The Law of Averages

Averages are an incredible mathematical phenomenon, but they can also play into social experiments as well. If you ask a large enough sample size an obscure question and average the answers, the average answer will be correct! Now, the correct answer comes out of a series that is mostly composed of incorrect answers, and yet the average lies somewhere in the middle where the truth also lurks!

This wonder of averages is important to remember when ocean crossing. There will be fast times and slow times. Some days, you will sail farther than 100 miles in a 24 hour period! Other days, you might not even make 20 miles.

If you focus on the minute details, you will be focusing on the incorrect information. Instead, you should look at the averages.

In a day, you will have times when you sail fast and times when you sail slow. If you are pleased by the fast times, you will be disappointed when things slow down.
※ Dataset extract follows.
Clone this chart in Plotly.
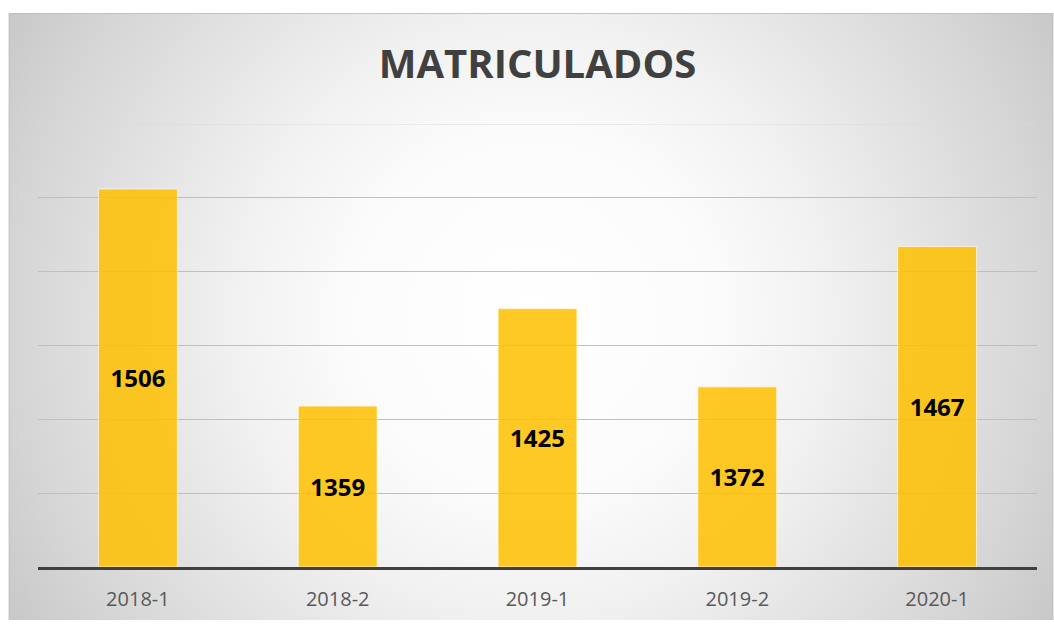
import base64
import plotly.graph_objects as go

# ---- data ----
categories = ["2018-1", "2018-2", "2019-1", "2019-2", "2020-1"]
matriculados = [1506, 1359, 1425, 1372, 1467]
title_text = "MATRICULADOS"
axis_min = 1250
axis_max = 1550
grid_step = 50

# ---- layout geometry (pixels) ----
W, H = 1054, 624
L, R, T, B = 37.5, 16.5, 124, 53.5
plot_w = W - L - R
plot_h = H - T - B
frame_x0, frame_y0 = 8, 12

# radial gradient background as an svg image
fw, fh = W - frame_x0, H - frame_y0
svg = f'''<svg xmlns="http://www.w3.org/2000/svg" width="{fw}" height="{fh}" viewBox="0 0 {fw} {fh}" preserveAspectRatio="none">
<defs><radialGradient id="g" gradientUnits="userSpaceOnUse" cx="{fw/2}" cy="{fh*0.5}" r="620">
<stop offset="0" stop-color="#ffffff"/>
<stop offset="0.3" stop-color="#fbfbfb"/>
<stop offset="0.48" stop-color="#f1f1f1"/>
<stop offset="0.85" stop-color="#d4d4d4"/>
<stop offset="1" stop-color="#c6c6c6"/>
</radialGradient></defs>
<rect x="0" y="0" width="{fw}" height="{fh}" fill="url(#g)"/>
<rect x="0.5" y="0.5" width="{fw-1}" height="{fh+5}" fill="none" stroke="#bdbdbd" stroke-width="1"/>
</svg>'''
src = "data:image/svg+xml;base64," + base64.b64encode(svg.encode()).decode()

fig = go.Figure()
fig.add_trace(go.Bar(
    x=categories,
    y=[v - axis_min for v in matriculados],
    base=axis_min,
    text=[str(v) for v in matriculados],
    textposition="inside",
    insidetextanchor="middle",
    textangle=0,
    textfont=dict(family="Open Sans", size=24, color="#000000", weight="bold"),
    marker=dict(color="#FFC000", opacity=0.85,
                line=dict(color="rgba(255,255,255,0.7)", width=1)),
    width=0.395,
    hoverinfo="skip",
))

fig.update_layout(
    width=W, height=H,
    margin=dict(l=L, r=R, t=T, b=B, pad=0),
    paper_bgcolor="#ffffff",
    plot_bgcolor="rgba(0,0,0,0)",
    showlegend=False,
    title=dict(text=title_text, x=0.51, xanchor="center",
               y=1 - 64 / H, yanchor="middle", yref="container",
               font=dict(family="Open Sans", size=40, color="#404040", weight="bold")),
    xaxis=dict(type="category", showgrid=False, showline=True, linecolor="#404040", linewidth=3,
               ticks="", ticklabelstandoff=12,
               tickfont=dict(family="Open Sans", size=20, color="#595959"),
               zeroline=False, fixedrange=True),
    yaxis=dict(range=[axis_min, axis_max], dtick=grid_step, tick0=axis_min,
               showticklabels=False, showgrid=True, gridcolor="#bfbfbf", gridwidth=1,
               zeroline=False, showline=False, ticks="", fixedrange=True),
    shapes=[dict(type="line", xref="paper", yref="y", x0=0, x1=1,
                 y0=axis_max, y1=axis_max, line=dict(color="#d9d9d9", width=1),
                 layer="below")],
    images=[dict(source=src, xref="paper", yref="paper",
                 x=(frame_x0 - L) / plot_w, y=(H - B - frame_y0) / plot_h,
                 sizex=fw / plot_w, sizey=fh / plot_h,
                 xanchor="left", yanchor="top", sizing="stretch", layer="below")],
)

fig.write_html("out.html", config={"displayModeBar": False},
               post_script="document.body.style.margin='0';document.body.style.padding='0';")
Or, you could look at how many miles you sailed that day and be pleasant.

Now, looking at each day is also rather nit-picky. Some days you will sail farther than others, but over the course of the journey, you will find that you will sail on average 100 miles per day. Your boat might be faster and average a higher number, or your boat might be slower and you average a smaller number, but it will be in the neighborhood of 100 miles per day.

To sail 100 miles in 24 hours, you need to maintain a speed of around 4.5 knots (4.16 knots to be exact). But instead of worrying about how fast you are going at each and every moment, simply turn off your instruments and relax. Whether you trim your sails for maximum performance or you sit back and relax as you lazily scoot along, you will still get there, and it all averages out in the end.